> **Data extract**:
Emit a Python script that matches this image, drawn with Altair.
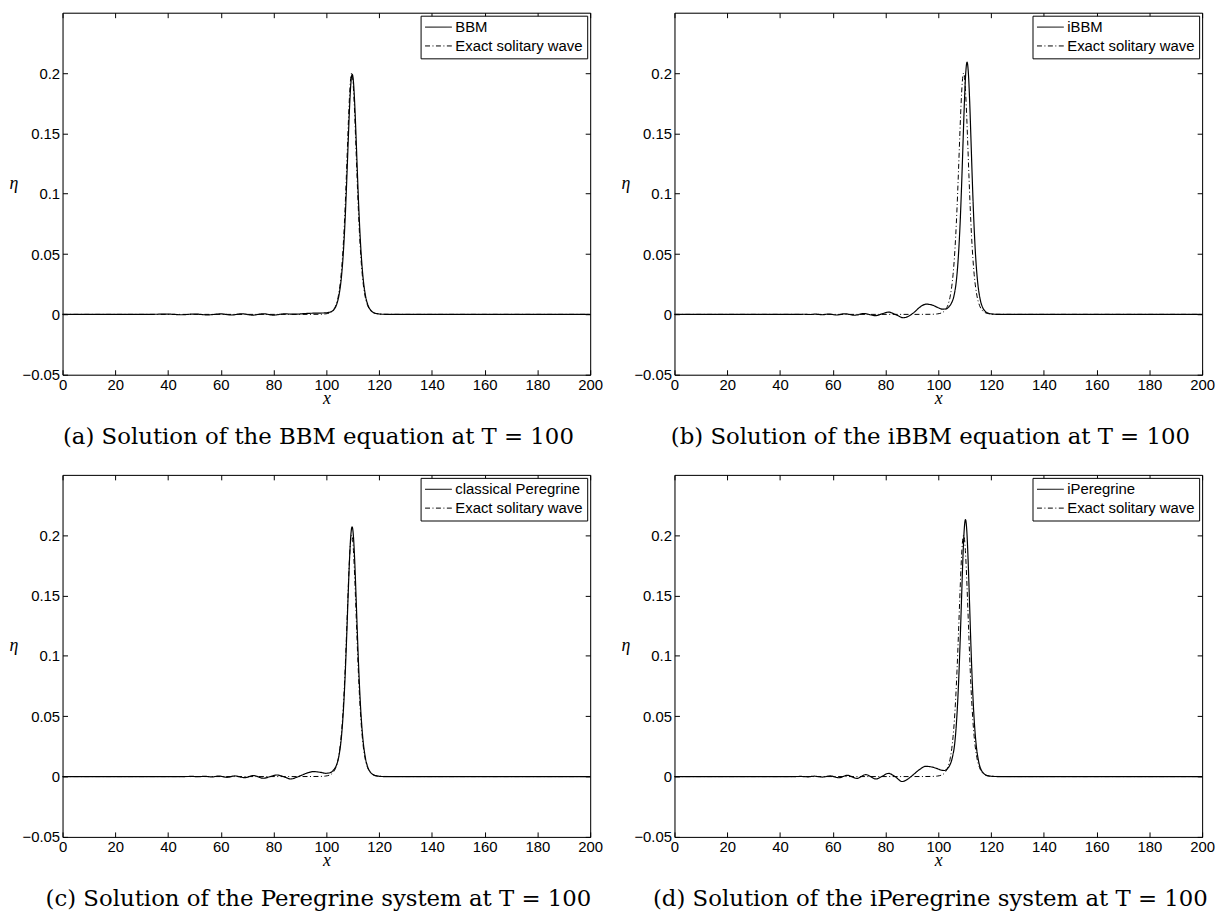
import altair as alt
import pandas as pd

# ---------------- data ----------------
x_ticks = [0, 20, 40, 60, 80, 100, 120, 140, 160, 180, 200]
y_ticks = [-0.05, 0, 0.05, 0.1, 0.15, 0.2]

exact_name = "Exact solitary wave"
exact_x = [0, 60, 90, 97.6, 99.6, 101.6, 102.6, 103.6, 104.6, 105.6,
           106.1, 106.6, 107.1, 107.6, 108.1, 108.6, 109.1, 109.6, 110.1, 110.6,
           111.1, 111.6, 112.1, 112.6, 113.1, 113.6, 114.6, 115.6, 116.6, 117.6,
           119.6, 121.6, 130, 160, 200]
exact_eta = [0, 0, 0, 0.0001, 0.0004, 0.0016, 0.0035, 0.0076, 0.0160, 0.0331,
             0.0468, 0.0651, 0.0882, 0.1157, 0.1453, 0.1728, 0.1927, 0.2000, 0.1927, 0.1728,
             0.1453, 0.1157, 0.0882, 0.0651, 0.0468, 0.0331, 0.0160, 0.0076, 0.0035, 0.0016,
             0.0004, 0.0001, 0, 0, 0]

bbm_x = [0, 30, 40, 45, 50, 55, 60, 64, 68, 72, 76, 80, 84, 88, 92, 95,
         97.8, 99.8, 101.8, 102.8, 103.8, 104.8, 105.8,
         106.3, 106.8, 107.3, 107.8, 108.3, 108.8, 109.3, 109.8, 110.3, 110.8,
         111.3, 111.8, 112.3, 112.8, 113.3,
         113.8, 114.8, 115.8, 116.8, 117.8, 119.8, 121.8, 130, 160, 200]
bbm_eta = [0, 0, 0.0002, -0.0003, 0.0003, -0.0004, 0.0004, -0.0005, 0.0005, -0.0006,
           0.0005, -0.0006, 0.0004, 0.0002, 0.0007, 0.0010,
           0.0011, 0.0013, 0.0022, 0.0038, 0.0077, 0.0161, 0.0330,
           0.0467, 0.0649, 0.0879, 0.1152, 0.1446, 0.1719, 0.1917, 0.1990, 0.1917, 0.1719,
           0.1446, 0.1151, 0.0878, 0.0648, 0.0466,
           0.0329, 0.0159, 0.0075, 0.0035, 0.0016, 0.0004, 0.0001, 0, 0, 0]

ibbm_x = [0, 40, 45, 49, 51, 53.5, 56, 58.5, 61.5, 64.5,
          68.3, 71.7, 76.1, 78.6, 81.1, 84, 86.7, 89, 91, 93,
          95.5, 98, 100, 101.5, 102.9, 103.9, 104.9, 105.9, 106.9, 107.4,
          107.9, 108.4, 108.9, 109.4, 109.9, 110.4, 110.9, 111.4, 111.9, 112.4,
          112.9, 113.4, 113.9, 114.4, 114.9, 115.9, 116.9, 117.9, 118.9, 120.9,
          123, 160, 200]
ibbm_eta = [0, 0, 0, 0.0001, -0.0001, 0.0002, -0.0003, 0.0003, -0.0005, 0.0005,
            -0.0007, 0.0007, -0.0010, 0.0004, 0.0019, -0.0003, -0.0028, -0.0012, 0.0020, 0.0060,
            0.0085, 0.0075, 0.0055, 0.0044, 0.0045, 0.0060, 0.0090, 0.0150, 0.0290, 0.0415,
            0.0590, 0.0820, 0.1110, 0.1440, 0.1761, 0.2000, 0.2090, 0.2000, 0.1761, 0.1439,
            0.1107, 0.0813, 0.0576, 0.0399, 0.0271, 0.0122, 0.0053, 0.0023, 0.0010, 0.0002,
            0, 0, 0]

per_x = [0, 40, 45, 49.5, 51.5, 54, 56.5, 59.3, 62.3, 65.3,
         69, 72.4, 76.2, 78.7, 81.2, 84, 86.5, 88.5, 90.5, 93,
         95.2, 97.75, 99.75, 101.75, 102.75, 103.75, 104.75, 105.75, 106.25, 106.75,
         107.25, 107.75, 108.25, 108.75, 109.25, 109.75, 110.25, 110.75, 111.25, 111.75,
         112.25, 112.75, 113.25, 113.75, 114.75, 115.75, 116.75, 117.75, 119.75, 122,
         160, 200]
per_eta = [0, 0, 0, 0.0001, -0.0001, 0.0002, -0.0003, 0.0004, -0.0006, 0.0005,
           -0.0009, 0.0008, -0.0014, 0.0000, 0.0013, -0.0002, -0.0020, -0.0008, 0.0010, 0.0032,
           0.0041, 0.0035, 0.0027, 0.0035, 0.0055, 0.0090, 0.0170, 0.0338, 0.0478, 0.0665,
           0.0903, 0.1188, 0.1497, 0.1785, 0.1993, 0.2070, 0.1993, 0.1785, 0.1497, 0.1188,
           0.0903, 0.0664, 0.0476, 0.0335, 0.0161, 0.0075, 0.0035, 0.0016, 0.0003, 0,
           0, 0]

iper_x = [0, 40, 45, 48, 50.5, 53, 56, 59.1, 62.3, 65.5,
          69.2, 72.5, 76.4, 78.8, 81.1, 83.7, 86.3, 88.5, 90.5, 93,
          95.2, 98.3, 100.3, 101.3, 102.3, 103.3, 104.3, 105.3, 106.3, 106.8,
          107.3, 107.8, 108.3, 108.8, 109.3, 109.8, 110.3, 110.8, 111.3, 111.8,
          112.3, 112.8, 113.3, 113.8, 114.3, 115.3, 116.3, 117.3, 118.3, 120.3,
          123, 160, 200]
iper_eta = [0, 0, 0, 0.0001, -0.0002, 0.0003, -0.0004, 0.0005, -0.0010, 0.0010,
            -0.0015, 0.0016, -0.0020, 0.0003, 0.0027, -0.0002, -0.0041, -0.0020, 0.0015, 0.0060,
            0.0085, 0.0075, 0.0060, 0.0052, 0.0050, 0.0062, 0.0092, 0.0155, 0.0290, 0.0420,
            0.0600, 0.0838, 0.1133, 0.1467, 0.1795, 0.2038, 0.2130, 0.2038, 0.1795, 0.1467,
            0.1128, 0.0828, 0.0587, 0.0406, 0.0276, 0.0124, 0.0054, 0.0024, 0.0010, 0.0002,
            0, 0, 0]

panels = [
    ("BBM", bbm_x, bbm_eta, "(a) Solution of the BBM equation at T = 100"),
    ("iBBM", ibbm_x, ibbm_eta, "(b) Solution of the iBBM equation at T = 100"),
    ("classical Peregrine", per_x, per_eta, "(c) Solution of the Peregrine system at T = 100"),
    ("iPeregrine", iper_x, iper_eta, "(d) Solution of the iPeregrine system at T = 100"),
]

SANS = "Liberation Sans"
SERIF = "Liberation Serif"
CAPTION_FONT = "DejaVu Serif"
W, H = 532, 365
FS = 15


def make_panel(name, xs, ys, caption):
    df_num = pd.DataFrame({"x": xs, "eta": ys, "series": name})
    df_ex = pd.DataFrame({"x": exact_x, "eta": exact_eta, "series": exact_name})

    xsc = alt.Scale(domain=[0, 200], nice=False, zero=False)
    ysc = alt.Scale(domain=[-0.05, 0.25], nice=False, zero=False)
    dash_scale = alt.Scale(domain=[name, exact_name], range=[[1, 0], [5, 2.5, 1, 2.5]])
    legend = alt.Legend(
        title=None, orient="top-right", offset=3, strokeColor="black",
        fillColor="white", padding=4, cornerRadius=0,
        labelFont=SANS, labelFontSize=FS, labelColor="black",
        symbolType="stroke", symbolSize=729, symbolStrokeWidth=1,
        symbolStrokeColor="black", labelOffset=3, rowPadding=3, clipHeight=15,
    )
    frame = dict(domain=True, domainColor="black", domainWidth=1, grid=False,
                 ticks=False, tickSize=0, offset=0)
    inward = dict(domain=False, grid=False, labels=False, title=None,
                  ticks=True, tickSize=5, offset=-5, tickColor="black", tickWidth=1)

    ax_bottom = alt.Axis(orient="bottom", values=x_ticks, labelFlush=False,
                         labelOverlap=False, labelPadding=3, format="d",
                         labelFont=SANS, labelFontSize=FS, labelColor="black",
                         title="x", titleFont=SERIF, titleFontStyle="italic",
                         titleFontWeight="normal", titleFontSize=18,
                         titleColor="black", titlePadding=-3, **frame)
    ax_left = alt.Axis(orient="left", values=y_ticks, labelPadding=3,
                       labelOverlap=False, format="~g",
                       labelFont=SANS, labelFontSize=FS, labelColor="black",
                       title="η", titleFont=SERIF, titleFontStyle="italic",
                       titleFontWeight="normal", titleFontSize=18,
                       titleColor="black", titleAngle=0, titleAlign="right",
                       titleBaseline="middle", titleY=172, titlePadding=4,
                       **frame)
    ax_top = alt.Axis(orient="top", values=x_ticks, labels=False, title=None, **frame)
    ax_right = alt.Axis(orient="right", values=y_ticks, labels=False, title=None, **frame)

    tk_bottom = alt.Axis(orient="bottom", values=x_ticks, **inward)
    tk_top = alt.Axis(orient="top", values=x_ticks, **inward)
    tk_left = alt.Axis(orient="left", values=y_ticks, **inward)
    tk_right = alt.Axis(orient="right", values=y_ticks, **inward)

    exact = alt.Chart(df_ex).mark_line(
        color="black", strokeWidth=1, interpolate="monotone"
    ).encode(
        x=alt.X("x:Q", scale=xsc, axis=ax_top),
        y=alt.Y("eta:Q", scale=ysc, axis=ax_right),
        strokeDash=alt.StrokeDash("series:N", scale=dash_scale, legend=legend),
    )
    num = alt.Chart(df_num).mark_line(
        color="black", strokeWidth=1.2, interpolate="monotone"
    ).encode(
        x=alt.X("x:Q", scale=xsc, axis=ax_bottom),
        y=alt.Y("eta:Q", scale=ysc, axis=ax_left),
        strokeDash=alt.StrokeDash("series:N", scale=dash_scale, legend=legend),
    )
    # carriers for the inward tick marks (lines themselves are not shown)
    tk1 = alt.Chart(df_ex).mark_line(strokeOpacity=0).encode(
        x=alt.X("x:Q", scale=xsc, axis=tk_bottom),
        y=alt.Y("eta:Q", scale=ysc, axis=tk_left),
    )
    tk2 = alt.Chart(df_ex).mark_line(strokeOpacity=0).encode(
        x=alt.X("x:Q", scale=xsc, axis=tk_top),
        y=alt.Y("eta:Q", scale=ysc, axis=tk_right),
    )
    return alt.layer(exact, num, tk1, tk2).resolve_axis(
        x="independent", y="independent"
    ).properties(
        width=W, height=H,
        title=alt.TitleParams(caption, orient="bottom", anchor="middle",
                              font=CAPTION_FONT, fontSize=23, fontWeight="normal",
                              color="black", offset=19, dx=-8),
    )


ch = [make_panel(*p) for p in panels]
row1 = alt.hconcat(ch[0], ch[1], spacing=16).resolve_scale(
    strokeDash="independent").resolve_legend(strokeDash="independent")
row2 = alt.hconcat(ch[2], ch[3], spacing=16).resolve_scale(
    strokeDash="independent").resolve_legend(strokeDash="independent")

chart = alt.vconcat(row1, row2, spacing=24).resolve_scale(
    strokeDash="independent").resolve_legend(strokeDash="independent"
).properties(
    padding={"left": 0, "top": 0, "right": 0, "bottom": 0}
).configure_view(
    stroke="transparent"
).configure(background="white")

chart.save("out.html", embed_options={"renderer": "svg", "actions": False})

> **Short exercise**: Quote, please, every line of the material above from its start through the line that has "y_ticks = [-0.05, 0, 0.05, 0.1, 0.15, 0.2]", reproducing the words exactly and dropping any images.

> **Complete answer**:
Emit a Python script that matches this image, drawn with Altair.
import altair as alt
import pandas as pd

# ---------------- data ----------------
x_ticks = [0, 20, 40, 60, 80, 100, 120, 140, 160, 180, 200]
y_ticks = [-0.05, 0, 0.05, 0.1, 0.15, 0.2]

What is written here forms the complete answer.